* **Instructions to follow**
Repeat what the lines below say, word for word, and skip every image.

• • • •

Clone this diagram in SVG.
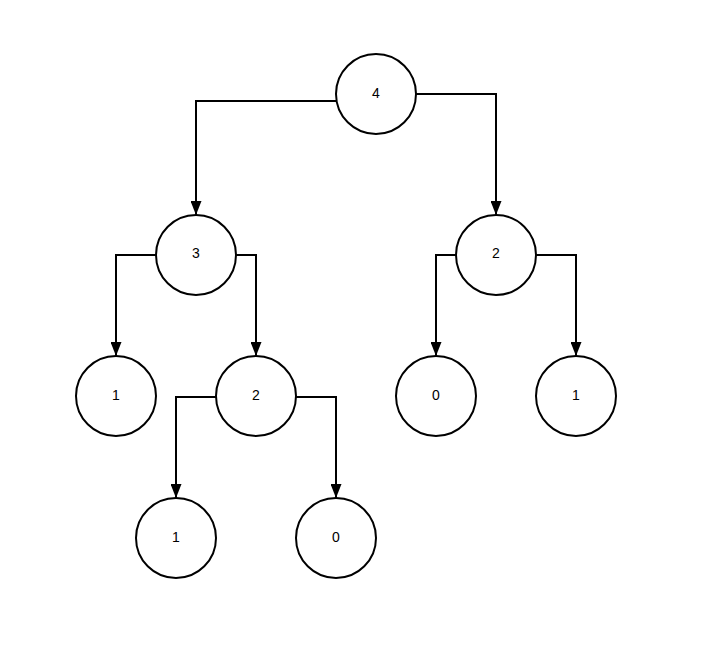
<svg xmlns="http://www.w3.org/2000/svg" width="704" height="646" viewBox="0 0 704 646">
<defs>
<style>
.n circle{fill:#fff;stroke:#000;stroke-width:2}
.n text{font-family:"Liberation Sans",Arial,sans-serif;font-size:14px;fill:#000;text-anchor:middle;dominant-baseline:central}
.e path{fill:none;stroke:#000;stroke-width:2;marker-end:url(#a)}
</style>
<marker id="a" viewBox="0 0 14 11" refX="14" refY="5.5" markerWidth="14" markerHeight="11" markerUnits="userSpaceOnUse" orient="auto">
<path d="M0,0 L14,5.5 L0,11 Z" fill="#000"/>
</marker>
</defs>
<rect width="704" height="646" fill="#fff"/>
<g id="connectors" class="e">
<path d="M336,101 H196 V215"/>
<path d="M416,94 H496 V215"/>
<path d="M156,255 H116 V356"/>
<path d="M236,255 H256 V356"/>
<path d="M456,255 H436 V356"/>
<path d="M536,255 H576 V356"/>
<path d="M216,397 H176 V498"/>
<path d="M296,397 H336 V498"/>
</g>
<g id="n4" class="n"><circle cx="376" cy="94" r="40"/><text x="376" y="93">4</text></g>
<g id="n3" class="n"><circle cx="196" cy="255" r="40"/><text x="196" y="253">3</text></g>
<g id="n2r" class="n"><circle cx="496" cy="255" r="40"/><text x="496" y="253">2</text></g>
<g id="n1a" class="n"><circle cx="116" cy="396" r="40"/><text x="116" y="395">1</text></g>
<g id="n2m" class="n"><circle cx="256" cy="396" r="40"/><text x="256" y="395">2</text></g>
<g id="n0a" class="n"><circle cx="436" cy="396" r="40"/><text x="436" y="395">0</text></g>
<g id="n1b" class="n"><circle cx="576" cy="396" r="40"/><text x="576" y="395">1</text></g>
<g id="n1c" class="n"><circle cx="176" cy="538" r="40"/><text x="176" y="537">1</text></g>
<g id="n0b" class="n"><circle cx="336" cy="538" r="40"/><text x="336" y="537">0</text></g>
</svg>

• • • •

* **Response to the exercise**
Clone this diagram in SVG.
<svg xmlns="http://www.w3.org/2000/svg" width="704" height="646" viewBox="0 0 704 646">
<defs>
<style>
.n circle{fill:#fff;stroke:#000;stroke-width:2}
.n text{font-family:"Liberation Sans",Arial,sans-serif;font-size:14px;fill:#000;text-anchor:middle;dominant-baseline:central}
.e path{fill:none;stroke:#000;stroke-width:2;marker-end:url(#a)}
</style>
<marker id="a" viewBox="0 0 14 11" refX="14" refY="5.5" markerWidth="14" markerHeight="11" markerUnits="userSpaceOnUse" orient="auto">
<path d="M0,0 L14,5.5 L0,11 Z" fill="#000"/>
</marker>
</defs>
<rect width="704" height="646" fill="#fff"/>
<g id="connectors" class="e">
<path d="M336,101 H196 V215"/>
<path d="M416,94 H496 V215"/>
<path d="M156,255 H116 V356"/>
<path d="M236,255 H256 V356"/>
<path d="M456,255 H436 V356"/>
<path d="M536,255 H576 V356"/>
<path d="M216,397 H176 V498"/>
<path d="M296,397 H336 V498"/>
</g>
<g id="n4" class="n"><circle cx="376" cy="94" r="40"/><text x="376" y="93">4</text></g>
<g id="n3" class="n"><circle cx="196" cy="255" r="40"/><text x="196" y="253">3</text></g>
<g id="n2r" class="n"><circle cx="496" cy="255" r="40"/><text x="496" y="253">2</text></g>
<g id="n1a" class="n"><circle cx="116" cy="396" r="40"/><text x="116" y="395">1</text></g>
<g id="n2m" class="n"><circle cx="256" cy="396" r="40"/><text x="256" y="395">2</text></g>
<g id="n0a" class="n"><circle cx="436" cy="396" r="40"/><text x="436" y="395">0</text></g>
<g id="n1b" class="n"><circle cx="576" cy="396" r="40"/><text x="576" y="395">1</text></g>
<g id="n1c" class="n"><circle cx="176" cy="538" r="40"/><text x="176" y="537">1</text></g>
<g id="n0b" class="n"><circle cx="336" cy="538" r="40"/><text x="336" y="537">0</text></g>
</svg>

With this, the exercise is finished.